Hungarian orthography (Hungarian: helyesírás, lit. ‘correct writing’) consists of rules defining the standard written form of the Hungarian language. It includes the spelling of lexical words, proper nouns and foreign words (loanwords) in themselves, with suffixes, and in compounds, as well as the hyphenation of words, punctuation, abbreviations, collation (alphabetical ordering), and other information (such as how to write dates).
Hungarian is written with the Hungarian alphabet, an extended version of the Latin alphabet. Its letters usually indicate sounds, except when morphemes are to be marked (see below). The extensions include consonants written with digraphs or a trigraph and vowel letters marked with diacritics. Long consonants are marked by a double letter (e.g. l > ll and sz > ssz) while long vowels get an acute accent (e.g. o > ó) or their umlaut is replaced with a double acute accent (ö, ü > ő, ű). Only the first letter of digraphs and of the trigraph dzs is written in upper case when capitalizing in normal text, but all letters are capitalized in acronyms and all-uppercase inscriptions.

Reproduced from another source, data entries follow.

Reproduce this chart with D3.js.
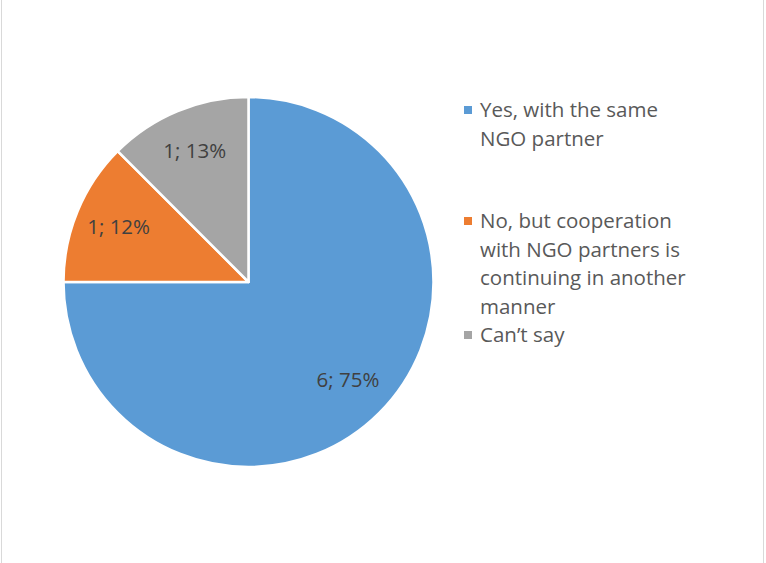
<!DOCTYPE html>
<html><head><meta charset="utf-8">
<script src="https://cdn.jsdelivr.net/npm/d3@7"></script>
<style>html,body{margin:0;padding:0;background:#fff;}</style>
</head><body>
<svg id="c" width="766" height="563"></svg>
<script>
const categories = ["Yes, with the same NGO partner", "No, but cooperation with NGO partners is continuing in another manner", "Can\u2019t say"];
const values = [6, 1, 1];
const percentLabels = ["75%", "12%", "13%"];
const legendLines = [["Yes, with the same", "NGO partner"], ["No, but cooperation", "with NGO partners is", "continuing in another", "manner"], ["Can\u2019t say"]];
const colors = ["#5B9BD5", "#ED7D31", "#A5A5A5"];

const svg = d3.select("#c");
svg.append("rect").attr("x", 1.5).attr("y", -2).attr("width", 762).attr("height", 570)
  .attr("fill", "none").attr("stroke", "#D9D9D9").attr("stroke-width", 1);

const cx = 248.5, cy = 282, R = 185;
const pie = d3.pie().value(d => d).sort(null);
const arcs = pie(values);
const arc = d3.arc().innerRadius(0).outerRadius(R);
const labelArc = d3.arc().innerRadius(R * 0.76).outerRadius(R * 0.76);

const g = svg.append("g").attr("transform", `translate(${cx},${cy})`);
g.selectAll("path").data(arcs).enter().append("path")
  .attr("d", arc).attr("fill", (d, i) => colors[i])
  .attr("stroke", "#fff").attr("stroke-width", 2.5).attr("stroke-linejoin", "round");

g.selectAll("text.lbl").data(arcs).enter().append("text")
  .attr("class", "lbl")
  .attr("transform", d => { const c = labelArc.centroid(d); return `translate(${c[0]},${c[1] - 2})`; })
  .attr("text-anchor", "middle").attr("dominant-baseline", "central")
  .attr("font-family", "'Open Sans', sans-serif").attr("font-size", 20.5)
  .attr("fill", "#404040")
  .text((d, i) => `${values[i]}; ${percentLabels[i]}`);

const lx = 464, textX = 480;
const legendTops = [117, 228, 342];
const lineH = 28.5;
const lg = svg.append("g");
legendLines.forEach((lines, i) => {
  const y0 = legendTops[i];
  lg.append("rect").attr("x", lx).attr("y", y0 - 11).attr("width", 8).attr("height", 8).attr("fill", colors[i]);
  const t = lg.append("text").attr("font-family", "'Open Sans', sans-serif").attr("font-size", 20.5).attr("fill", "#595959");
  lines.forEach((ln, j) => {
    t.append("tspan").attr("x", textX).attr("y", y0 + j * lineH).text(ln);
  });
});
</script>
</body></html>
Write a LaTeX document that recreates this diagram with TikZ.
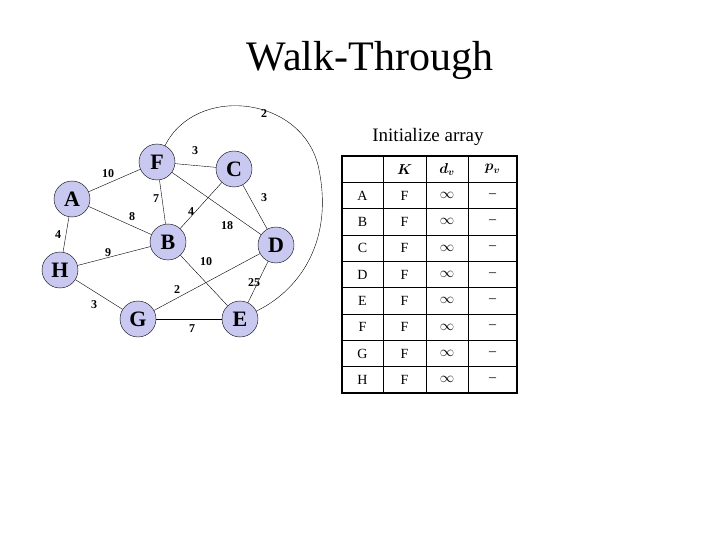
\documentclass[tikz,border=0pt]{standalone}
\usepackage{fontspec}
\setmainfont{Liberation Serif}
\usepackage{amsmath}
\definecolor{vfill}{RGB}{200,200,240}
\tikzset{
  vert/.style={circle,draw,fill=vfill,minimum size=36pt,inner sep=0pt,font=\fontsize{22}{24}\selectfont\bfseries},
  wt/.style={inner sep=0.75pt,font=\fontsize{12}{14}\selectfont\bfseries},
  cell/.style={inner sep=0pt,font=\fontsize{14}{16}\selectfont}
}
\begin{document}
\begin{tikzpicture}[x=1pt,y=1pt,yscale=-1,xscale=1]
\useasboundingbox (0,0) rectangle (720,540);

% Title
\node (title) at (370,60) {\fontsize{42}{48}\selectfont Walk-Through};

% Vertices
\node[vert] (F) at (157,162) {F};
\node[vert] (C) at (234,169) {C};
\node[vert] (A) at (72,199) {A};
\node[vert] (B) at (168,242) {B};
\node[vert] (D) at (276,245) {D};
\node[vert] (H) at (60,270) {H};
\node[vert] (G) at (138,319) {G};
\node[vert] (E) at (240,319) {E};

% Edges
\draw (A) -- (F);
\draw (A) -- (B);
\draw (A) -- (H);
\draw (F) -- (C);
\draw (F) -- (B);
\draw (F) -- (D);
\draw (C) -- (B);
\draw (C) -- (D);
\draw (H) -- (B);
\draw (B) -- (E);
\draw (H) -- (G);
\draw (G) -- (D);
\draw (G) -- (E);
\draw (D) -- (E);
\draw (F) .. controls (195,85) and (300,95) .. (318,165) .. controls (335,240) and (300,290) .. (E);

% Weights
\node[wt] at (108,174) {10};
\node[wt] at (132,217) {8};
\node[wt] at (58,235) {4};
\node[wt] at (195,151) {3};
\node[wt] at (156,199) {7};
\node[wt] at (191,212) {4};
\node[wt] at (227,226) {18};
\node[wt] at (264,198) {3};
\node[wt] at (108,253) {9};
\node[wt] at (206,262) {10};
\node[wt] at (177,290) {2};
\node[wt] at (254,283) {25};
\node[wt] at (94,305) {3};
\node[wt] at (192,329) {7};
\node[wt] at (264,114) {2};

% Table
\node (cap) at (428,137) {\fontsize{19}{22}\selectfont Initialize array};
\draw (342,156) grid[xstep=1,ystep=1] (342,156);
\foreach \x in {383,426,468} \draw (\x,156) -- (\x,393);
\foreach \i in {1,...,8} \draw (342,156+26.33*\i) -- (517,156+26.33*\i);
\draw[line width=2pt] (342,156) rectangle (517,393);
\node[cell] at (404.5,169.2) {$\boldsymbol{K}$};
\node[cell] at (447,169.2) {$\boldsymbol{d_v}$};
\node[cell] at (492.5,169.2) {$\boldsymbol{p_v}$};
\foreach \n [count=\i] in {A,B,C,D,E,F,G,H} {
  \node[cell] at (362.5,169.2+26.33*\i) {\n};
  \node[cell] at (404.5,169.2+26.33*\i) {F};
  \node[cell] at (447,169.2+26.33*\i) {$\infty$};
  \node[cell] at (492.5,169.2+26.33*\i) {--};
}
\end{tikzpicture}
\end{document}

The letters q, x, y, w are only part of the extended Hungarian alphabet and they are rarely used in Hungarian words – they are normally replaced with their usual phonetic equivalents kv, ksz, i, v (only the x is relatively common, e.g. taxi). Ch is not a part of the alphabet but it still exists in some words (like technika, 'technology' or 'technique'). In traditional surnames, other digraphs may occur as well, both for vowels and consonants.